A Comissão aponta também a “sub-representação de negros em empregos pouco qualificados, como domésticas, amas ou cuidados paliativos, para as mulheres, e homens do lixo, vigilantes e tarefas muito físicas para os do sexo masculino”.

A Comissão recorda uma outra investigação do Defensor dos Direitos, publicada em 2016, que salienta que, num local de controlo de identidade, os negros são “vítimas preferenciais de comportamentos que não estão em conformidade com a deontologia policial, correndo o risco de serem tratados por tu, insultados e até mesmo brutalizados”.

No relatório, a Comissão pressiona os poderes públicos para desenvolverem inquéritos que permitam conhecer melhor as discriminações, de criar ferramentas para as evitar nos serviços públicos, nos comissariados da polícia e nas gendarmerias, uma vez que as estatísticas étnicas em França são interditas.
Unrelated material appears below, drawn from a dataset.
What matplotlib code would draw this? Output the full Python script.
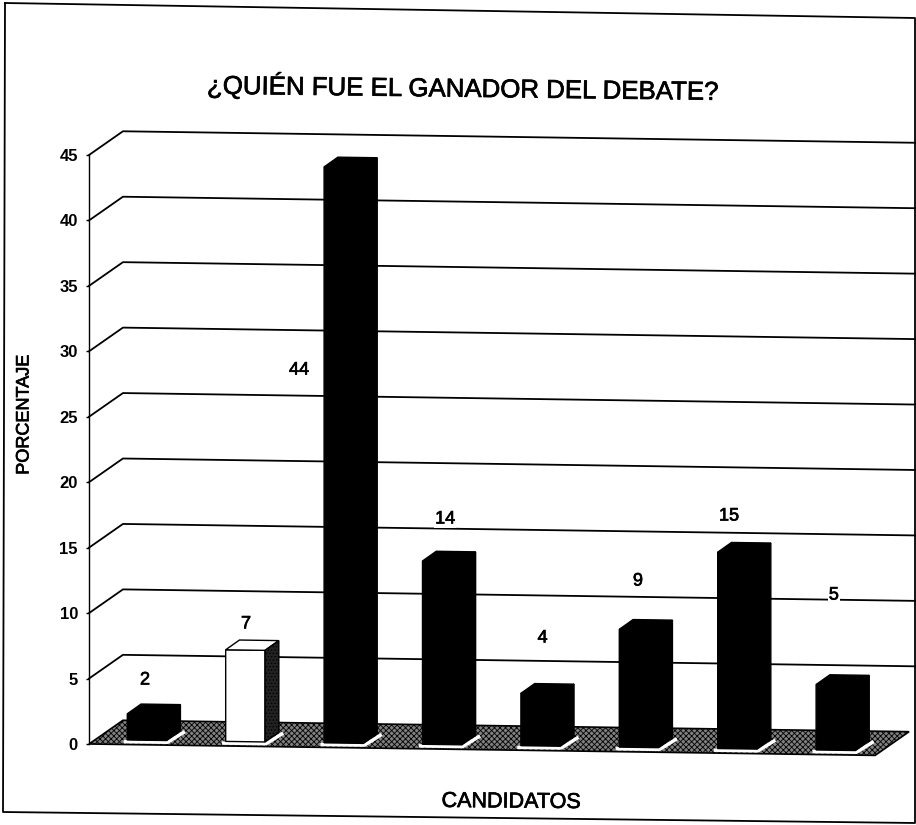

O Presidente francês, Emmanuel Macron, não se tem mostrado favorável a aplicação destas recomendações, apesar de existir um debate sobre a questão entre diversos membros do governo.

Edouard Philippe, primeiro-ministro francês, afirmou esta quinta-feira que as constatações da Comissão “obrigam a uma tomada de consciência coletiva”.

No relatório, a Comissão aconselha também o lançamento de “campanhas de comunicação contra os estereótipos contra a população negra, nomeadamente demonstrando a diversidade social, económica e profissional”, preconizando ainda a criação de programas escolares sobre as “raças multiculturais da França e apoios à cultura nacional”.